Oct 26 06:25:01 web01 CRON[7695]: (root) CMD (/etc/webmin/status/monitor.pl)
Oct 26 06:25:01 web01 CRON[7696]: (root) CMD (test -x /usr/sbin/anacron || ( cd / && run-parts --report /etc/cron.daily ))
Oct 26 06:25:06 web01 rsyslogd: [origin software="rsyslogd" swVersion="8.16.0" x-pid="1220" x-info="http://www.rsyslog.com"] rsyslogd was HUPed
Oct 26 06:25:06 web01 systemd[1]: Stopping A high performance web server and a reverse proxy server...
Oct 26 06:25:06 web01 systemd[1]: Stopped A high performance web server and a reverse proxy server.
Oct 26 06:25:06 web01 systemd[1]: Starting A high performance web server and a reverse proxy server...
Oct 26 06:25:06 web01 nginx[7856]: nginx: [alert] mmap(MAP_ANON|MAP_SHARED, 524288000) failed (12: Cannot allocate memory)
Oct 26 06:25:06 web01 nginx[7856]: nginx: [alert] munmap(FFFFFFFFFFFFFFFF, 524288000) failed (22: Invalid argument)
Oct 26 06:25:06 web01 nginx[7856]: nginx: configuration file /etc/nginx/nginx.conf test failed
Oct 26 06:25:06 web01 systemd[1]: nginx.service: Control process exited, code=exited status=1
Oct 26 06:25:06 web01 systemd[1]: Failed to start A high performance web server and a reverse proxy server.
Oct 26 06:25:06 web01 systemd[1]: nginx.service: Unit entered failed state.
Oct 26 06:25:06 web01 systemd[1]: nginx.service: Failed with result 'exit-code'.

So, disable/enable logrotate did not fixed the issue.

I will remove the extra virtual server that I added, and I hope tomorrow this stops. However, the server was working fine for a few days with the extra virtual server.

I removed the extra virtual server and the issue did not happen again yet. So, it is just a RAM issue.

Nevertheless, nginx should not be stopped, never. I will search how to accomplish that.

@Joe by any chance, Virtualmin provides a way to set up processes/services that should never be stopped or automatically restarted in case of failure (nginx, PHP-FPM, MySQL, etc). To avoid these cases when a cron action takes a web server down. For instance, I prefer logrotate to fail rather than having all websites down.

log rotation should never take anything down. But, lack of log rotation will (logs don’t rotate, disk fills, apps break in potentially catastrophic data-destructive ways).

I’d recommend adding more swap memory so that nginx has what it needs. I’m not sure why it’s doing that big mmap, maybe you have a lot of files being served in the new domain? I’m not familiar with nginx memory management, though. Could be normal.

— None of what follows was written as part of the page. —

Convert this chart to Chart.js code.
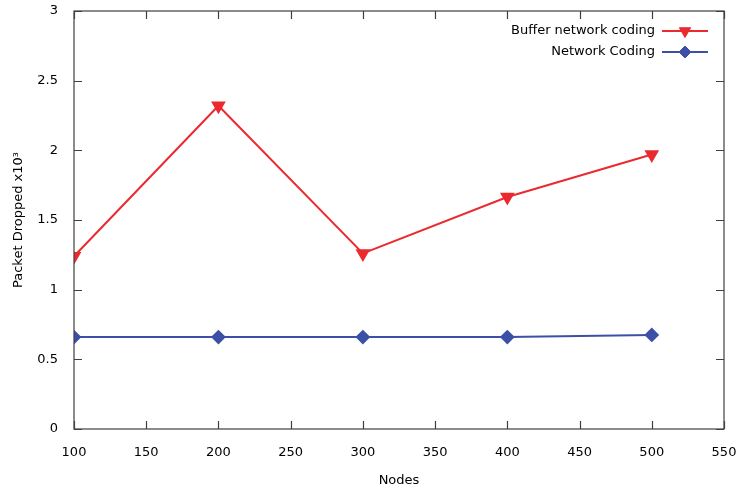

Edit: To be clear, what you’re asking for isn’t really possible. It’s kind of like asking for a “never let anything bad happen” feature. We generally can’t know if a service restart will fail (for some unpredictable reason like this) until a service restart is tried, and once it’s tried, the problem already exists. The only way we could do something like “don’t logrotate if it could cause a service to not restart successfully” would be to “never logrotate”, which is guaranteed to cause failure.